Per nulla scoraggiato, Minovici decise che gli serviva un po’ di pratica. “Mi lasciai penzolare sei o sette volte, per quattro o cinque secondi al fine di abituarmi“. Dopo questo allenamento, il professore riuscì a resistere fino a 25 secondi mentre era impiccato con i piedi a due metri dal pavimento: lo scotto da pagare per questo esperimento furono due settimane di fitte ai muscoli del collo e alla gola.
Infine, Minovici si preparò all’impresa più pericolosa ed estrema: avrebbe tentato di usare un nodo scorsoio.
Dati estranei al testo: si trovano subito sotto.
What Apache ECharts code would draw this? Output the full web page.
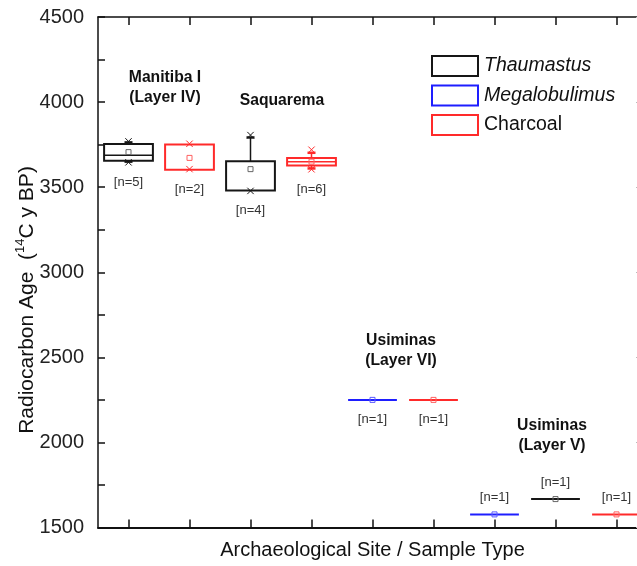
<!DOCTYPE html>
<html>
<head>
<meta charset="utf-8">
<script src="https://cdn.jsdelivr.net/npm/echarts@6/dist/echarts.min.js"></script>
<style>html,body{margin:0;padding:0;background:#fff;overflow:hidden;width:637px;height:566px}#c{width:660px;height:566px}</style>
</head>
<body>
<div id="c"></div>
<script>
// ---------- data ----------
const categories = [
  'Manitiba I (Layer IV) / Thaumastus',
  'Manitiba I (Layer IV) / Charcoal',
  'Saquarema / Thaumastus',
  'Saquarema / Charcoal',
  'Usiminas (Layer VI) / Megalobulimus',
  'Usiminas (Layer VI) / Charcoal',
  'Usiminas (Layer V) / Megalobulimus',
  'Usiminas (Layer V) / Thaumastus',
  'Usiminas (Layer V) / Charcoal'
];
const sampleType = ['Thaumastus','Charcoal','Thaumastus','Charcoal','Megalobulimus','Charcoal','Megalobulimus','Thaumastus','Charcoal'];
const q1          = [3655, 3603, 3480, 3627, 2250, 2250, 1577, 1667, 1577];
const median      = [3688, null, null, 3649, 2250, 2250, 1577, 1667, 1577];
const q3          = [3753, 3751, 3653, 3672, 2250, 2250, 1577, 1667, 1577];
const whiskerLow  = [3650, 3603, 3480, 3610, 2250, 2250, 1577, 1667, 1577];
const whiskerHigh = [3763, 3751, 3792, 3702, 2250, 2250, 1577, 1667, 1577];
const minVal      = [3646, 3606, 3478, 3605, null, null, null, null, null];
const maxVal      = [3769, 3755, 3806, 3720, null, null, null, null, null];
const meanVal     = [3706, 3672, 3606, 3650, 2250, 2250, 1577, 1667, 1577];
const nSamples    = [5, 2, 4, 6, 1, 1, 1, 1, 1];
const yTicks      = [1500, 2000, 2500, 3000, 3500, 4000, 4500];
const siteLabels  = ['Manitiba I\n(Layer IV)', 'Saquarema', 'Usiminas\n(Layer VI)', 'Usiminas\n(Layer V)'];
const seriesNames = ['Thaumastus', 'Megalobulimus', 'Charcoal'];

// ---------- style ----------
const FONT = '"Liberation Sans", Arial, sans-serif';
const seriesColor = { Thaumastus: '#161616', Megalobulimus: '#1e1eff', Charcoal: '#ff2a2a' };
const meanColor = { Thaumastus: '#666', Megalobulimus: '#5a5aff', Charcoal: '#ff6060' };
const nLabelSide = ['below','below','below','below','below','below','above','above','above'];

function makeRender(name) {
  const col = seriesColor[name], mcol = meanColor[name];
  return function (params, api) {
    const i = api.value(0);
    const x = api.coord([i, meanVal[i]])[0];
    const band = api.size([1, 0])[0];
    const bw = band * 0.8;
    const Y = v => api.coord([i, v])[1];
    const ch = [];
    const line = (x1, y1, x2, y2, w, c) => ch.push({ type: 'line', shape: { x1, y1, x2, y2 }, style: { stroke: c || col, lineWidth: w } });
    if (whiskerHigh[i] > q3[i]) {
      line(x, Y(q3[i]), x, Y(whiskerHigh[i]), 1.5);
      line(x - 4, Y(whiskerHigh[i]), x + 4, Y(whiskerHigh[i]), 2.5);
    }
    if (whiskerLow[i] < q1[i]) {
      line(x, Y(q1[i]), x, Y(whiskerLow[i]), 1.5);
      line(x - 4, Y(whiskerLow[i]), x + 4, Y(whiskerLow[i]), 2.5);
    }
    const yTop = Y(q3[i]), yBot = Y(q1[i]);
    if (yBot - yTop > 0.5) {
      ch.push({ type: 'rect', shape: { x: x - bw / 2, y: yTop, width: bw, height: yBot - yTop }, style: { fill: 'none', stroke: col, lineWidth: 2 } });
    } else {
      line(x - bw / 2, yTop, x + bw / 2, yTop, 2);
    }
    if (median[i] != null && yBot - yTop > 0.5) line(x - bw / 2, Y(median[i]), x + bw / 2, Y(median[i]), 1.5);
    [minVal[i], maxVal[i]].forEach(v => {
      if (v == null) return;
      const yy = Y(v), s = 3.2;
      line(x - s, yy - s, x + s, yy + s, 1, col);
      line(x - s, yy + s, x + s, yy - s, 1, col);
    });
    const ym = Y(meanVal[i]);
    ch.push({ type: 'rect', shape: { x: x - 2.5, y: ym - 2.5, width: 5, height: 5 }, style: { fill: 'none', stroke: mcol, lineWidth: 1 } });
    const lo = Math.max(yBot, Y(whiskerLow[i]), minVal[i] != null ? Y(minVal[i]) : -1e9);
    const hi = Math.min(yTop, Y(whiskerHigh[i]), maxVal[i] != null ? Y(maxVal[i]) : 1e9);
    const ly = nLabelSide[i] === 'below' ? lo + 20 : hi - 17;
    ch.push({ type: 'text', x: x, y: ly, style: { text: '[n=' + nSamples[i] + ']', fill: '#333', font: '13px ' + FONT, align: 'center', verticalAlign: 'middle' } });
    return { type: 'group', children: ch };
  };
}

const series = seriesNames.map(name => ({
  type: 'custom',
  name: name,
  renderItem: makeRender(name),
  encode: { x: 0, y: 1 },
  clip: false,
  data: categories.map((c, i) => sampleType[i] === name ? [i, meanVal[i]] : null).filter(d => d)
}));

const chart = echarts.init(document.getElementById('c'), null, { renderer: 'canvas' });
const axisLine = { show: true, lineStyle: { color: '#111', width: 1.5 } };
const xTick = { show: true, inside: true, alignWithLabel: true, interval: 0, length: 8, lineStyle: { color: '#111', width: 1.5 } };
chart.setOption({
  animation: false,
  backgroundColor: '#fff',
  textStyle: { fontFamily: FONT },
  grid: { left: 98, top: 17, height: 510.5, width: 549, containLabel: false, outerBoundsMode: 'none' },
  legend: {
    orient: 'vertical', left: 426, top: 50,
    itemWidth: 46, itemHeight: 20, itemGap: 7.5,
    textStyle: { fontSize: 19.5, color: '#111', fontFamily: FONT, padding: [0, 0, 0, 1] },
    data: seriesNames.map(n => ({
      name: n, icon: 'rect',
      itemStyle: { color: '#fff', borderColor: seriesColor[n], borderWidth: 2 },
      textStyle: { fontStyle: n === 'Charcoal' ? 'normal' : 'italic' }
    }))
  },
  xAxis: [{
    type: 'category', data: categories, position: 'bottom',
    axisLine: { show: true, lineStyle: { color: '#111', width: 2 } },
    axisTick: xTick,
    axisLabel: { show: false }
  }, {
    type: 'category', data: categories, position: 'top',
    axisLine: axisLine,
    axisTick: xTick,
    axisLabel: { show: false }
  }],
  yAxis: [{
    type: 'value', min: yTicks[0], max: yTicks[yTicks.length - 1], interval: 250, position: 'left',
    axisLine: axisLine,
    axisTick: { show: true, inside: true, length: 7, lineStyle: { color: '#111', width: 1.5 } },
    axisLabel: { fontSize: 20, color: '#222', margin: 14, fontFamily: FONT, formatter: v => yTicks.indexOf(v) >= 0 ? String(v) : '' },
    splitLine: { show: false }
  }, {
    type: 'value', min: yTicks[0], max: yTicks[yTicks.length - 1], interval: 500, position: 'right',
    axisLine: axisLine,
    axisTick: { show: true, inside: true, length: 11, lineStyle: { color: '#bbb', width: 1 } },
    axisLabel: { show: false }, splitLine: { show: false }
  }],
  graphic: [
    { type: 'text', x: 27, y: 300, rotation: Math.PI / 2,
      style: { text: '{a|Radiocarbon Age  (}{s|14}{a|C y BP)}', align: 'center', verticalAlign: 'middle',
        rich: { a: { fontSize: 21, fontFamily: FONT, fill: '#111', lineHeight: 26 },
                s: { fontSize: 13, fontFamily: FONT, fill: '#111', lineHeight: 13, verticalAlign: 'top' } } } },
    { type: 'text', x: 372.5, y: 550, style: { text: 'Archaeological Site / Sample Type', font: '20px ' + FONT, fill: '#111', align: 'center', verticalAlign: 'middle' } },
    { type: 'text', x: 165, y: 88, style: { text: siteLabels[0], font: 'bold 15.7px ' + FONT, fill: '#111', align: 'center', verticalAlign: 'middle', lineHeight: 20 } },
    { type: 'text', x: 282, y: 101, style: { text: siteLabels[1], font: 'bold 15.7px ' + FONT, fill: '#111', align: 'center', verticalAlign: 'middle', lineHeight: 20 } },
    { type: 'text', x: 401, y: 351, style: { text: siteLabels[2], font: 'bold 15.7px ' + FONT, fill: '#111', align: 'center', verticalAlign: 'middle', lineHeight: 20 } },
    { type: 'text', x: 552, y: 436, style: { text: siteLabels[3], font: 'bold 15.7px ' + FONT, fill: '#111', align: 'center', verticalAlign: 'middle', lineHeight: 20 } }
  ],
  series: series
});
</script>
</body>
</html>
Come al solito, i suoi assistenti cominciarono a tirare la corda ma questa volta il cappio si strinse in un attimo, artigliandogli il collo in una morsa di dolore bruciante. Lo shock fu così intenso che dopo soli tre secondi Minovici fece segno di lasciare andare la corda. I suoi piedi non avevano mai lasciato il suolo: nonostante questo, per tutto il mese successivo il professore deglutì a fatica e con sofferenza.
Oltre agli esperimenti su se stesso, Minovici ne condusse anche altri — meno drammatici — su volontari, che venivano strangolati tramite pressione della carotide e della giugulare. Anche in questi casi, mentre la faccia del soggetto diventava paonazza, si presentavano problemi alla vista, parestesia (sensazioni di formicolii e punture sulla pelle, o di avere gli arti “addormentati”), calore alla testa e acufeni.
La ricerca di Minovici, pubblicata in Romania nel 1904 e in Francia nel 1906, venne ampiamente citata nei successivi studi sull’argomento. Il suo saggio, infatti, non si limitava al resoconto di questi singolari esperimenti di impiccagione, ma riportava casistiche, statistiche, tipi di nodi maggiormente utilizzati dai suicidi, annotazioni di anatomia e via dicendo.
Nicolae Minovici, appassionato di folklore, lungo tutta la sua vita aveva collezionato oggetti d’arte popolare rumena. Quando nel 1941 morì ancora celibe, donò la sua casa e la sua collezione al Paese, e oggi la sua villa a Bucarest ospita un museo etnologico.